Arts & Culture | Community Service | Health
January 13, 2016
|Devon Bushie, participant of Returning to Spirit’s reconciliation workshop.
Devon Bushie admits he was drinking and partying too much back in 2012. He was suspended from work and his uncle insisted he go through Returning to Spirit
’s intensive reconciliation workshops.
Today, Mr. Bushie is a poised, thoughtful and confident individual. He has a steady job and a promotion looks likely soon. He’s in a solid relationship, he and his girlfriend have their own house, and he’s helping raise his 7-year-old stepson. Among the young men he grew up with on Hollow Water First Nation, he says he is the only one who is not in a gang, in jail or dead.

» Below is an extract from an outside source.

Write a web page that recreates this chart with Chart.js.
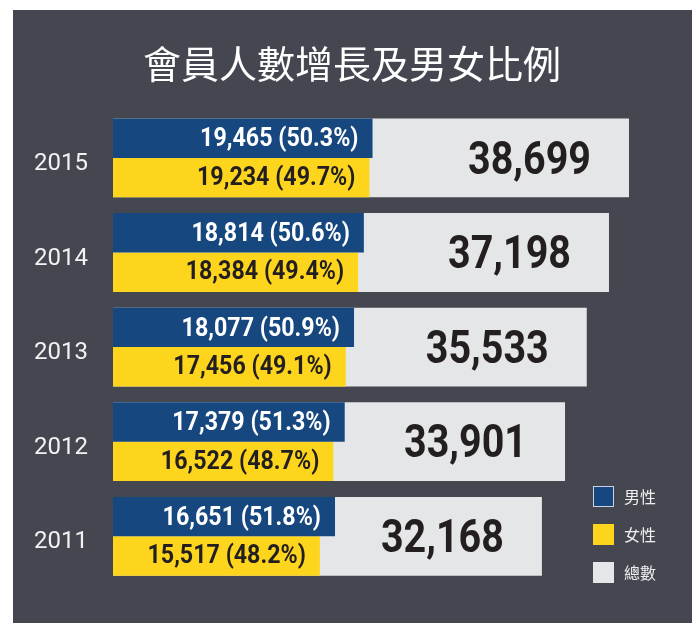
<!DOCTYPE html>
<html>
<head>
<meta charset="utf-8">
<script src="https://cdn.jsdelivr.net/npm/chart.js@4"></script>
<style>
  html, body { margin: 0; padding: 0; background: #fff; }
  #wrap { width: 696px; height: 623px; }
</style>
</head>
<body>
<div id="wrap"><canvas id="memberChart" width="696" height="623"></canvas></div>
<script>
// data
const years = ['2015', '2014', '2013', '2012', '2011'];
const maleCounts = [19465, 18814, 18077, 17379, 16651];
const malePct = [50.3, 50.6, 50.9, 51.3, 51.8];
const femaleCounts = [19234, 18384, 17456, 16522, 15517];
const femalePct = [49.7, 49.4, 49.1, 48.7, 48.2];
const totalCounts = [38699, 37198, 35533, 33901, 32168];

const BLUE = '#16477f';
const YELLOW = '#fdd51d';
const GREY = '#e5e6e8';
const PANEL = '#44474f';
const DARK = '#231f20';

const fmt = n => n.toLocaleString('en-US');

// dark panel behind everything
const panelBg = {
  id: 'panelBg',
  beforeDraw(chart) {
    const c = chart.ctx;
    c.save();
    c.fillStyle = '#fff';
    c.fillRect(0, 0, chart.width, chart.height);
    c.fillStyle = PANEL;
    c.fillRect(13, 10, 679, chart.height - 10);
    c.restore();
  }
};

// squeeze the text sideways to get a condensed look
function narrowText(c, txt, x, y, sx) {
  c.save();
  c.translate(x, y);
  c.scale(sx, 1);
  c.fillText(txt, 0, 0);
  c.restore();
}

// text inside the bars
const barText = {
  id: 'barText',
  afterDatasetsDraw(chart) {
    const c = chart.ctx;
    c.save();
    c.textAlign = 'right';
    c.textBaseline = 'middle';
    chart.data.datasets.forEach((ds, di) => {
      const meta = chart.getDatasetMeta(di);
      meta.data.forEach((bar, i) => {
        if (ds.kind === 'total') {
          c.font = 'bold 47px Roboto';
          c.fillStyle = DARK;
          narrowText(c, fmt(ds.data[i]), bar.x - 38, bar.y + 4, 0.84);
        } else {
          c.font = 'bold 25px Roboto';
          c.fillStyle = ds.kind === 'male' ? '#ffffff' : DARK;
          const txt = fmt(ds.data[i]) + ' (' + ds.pct[i].toFixed(1) + '%)';
          narrowText(c, txt, bar.x - 14, bar.y + (ds.kind === 'male' ? 2 : 1), 0.93);
        }
      });
    });
    c.restore();
  }
};

// small legend in the lower right corner
const cornerLegend = {
  id: 'cornerLegend',
  afterDraw(chart) {
    const c = chart.ctx;
    c.save();
    c.font = '16px "Noto Sans CJK TC"';
    c.textBaseline = 'middle';
    c.textAlign = 'left';
    chart.data.datasets.forEach((ds, i) => {
      const y = 486 + i * 38;
      c.fillStyle = ds.backgroundColor;
      c.fillRect(593, y, 21, 21);
      if (ds.kind === 'male') {
        c.strokeStyle = '#c9d3e3';
        c.lineWidth = 1;
        c.strokeRect(593.5, y + 0.5, 20, 20);
      }
      c.fillStyle = '#eeeeee';
      c.fillText(ds.label, 624, y + 11);
    });
    c.restore();
  }
};

new Chart(document.getElementById('memberChart'), {
  type: 'bar',
  data: {
    labels: years,
    datasets: [
      { label: '男性', kind: 'male', data: maleCounts, pct: malePct, backgroundColor: BLUE },
      { label: '女性', kind: 'female', data: femaleCounts, pct: femalePct, backgroundColor: YELLOW },
      { label: '總數', kind: 'total', data: totalCounts, backgroundColor: GREY, grouped: false }
    ]
  },
  options: {
    indexAxis: 'y',
    responsive: false,
    animation: false,
    categoryPercentage: 80 / 96,
    barPercentage: 1,
    layout: { padding: { left: 31, right: 23, top: 0, bottom: 32 } },
    scales: {
      x: { display: false, min: 0, max: 42000 },
      y: {
        grid: { display: false, drawTicks: false },
        border: { display: false },
        ticks: {
          color: '#f2f2f2',
          font: { family: 'Roboto', size: 24 },
          padding: 25,
          labelOffset: 6
        },
        afterFit(scale) { scale.width = 82; }
      }
    },
    plugins: {
      legend: { display: false },
      tooltip: { enabled: false },
      title: {
        display: true,
        text: '會員人數增長及男女比例',
        color: '#ffffff',
        font: { family: '"Noto Sans CJK TC"', size: 38, weight: 'normal' },
        padding: { top: 41, bottom: 24 }
      }
    }
  },
  plugins: [panelBg, barText, cornerLegend]
});
</script>
</body>
</html>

Returning to Spirit offers two-stage, multi-day workshops designed to address the painful intergenerational impacts of residential schools. For both Indigenous and non-Indigenous participants, the goal is reconciliation – within individuals and between peoples. Workshops help build healthy relationships and shift conversations from resentment and blame to hope and opportunity.
Thanks to the program, Mr. Bushie says he feels whole as a person. He was able to tackle the root cause of his drinking, express gratitude to the grandfather who raised him, and build strong relationships.
Now, he’s helping others do the same. Mr. Bushie is working to become a trainer with Returning to Spirit, empowering youth to change their lives through the program that changed his.
A grant from Community Building Funds is helping Returning to Spirit provide more reconciliation workshops to Winnipeggers. Community Building Funds have been built by donors from all walks of life to serve a wide range of community needs.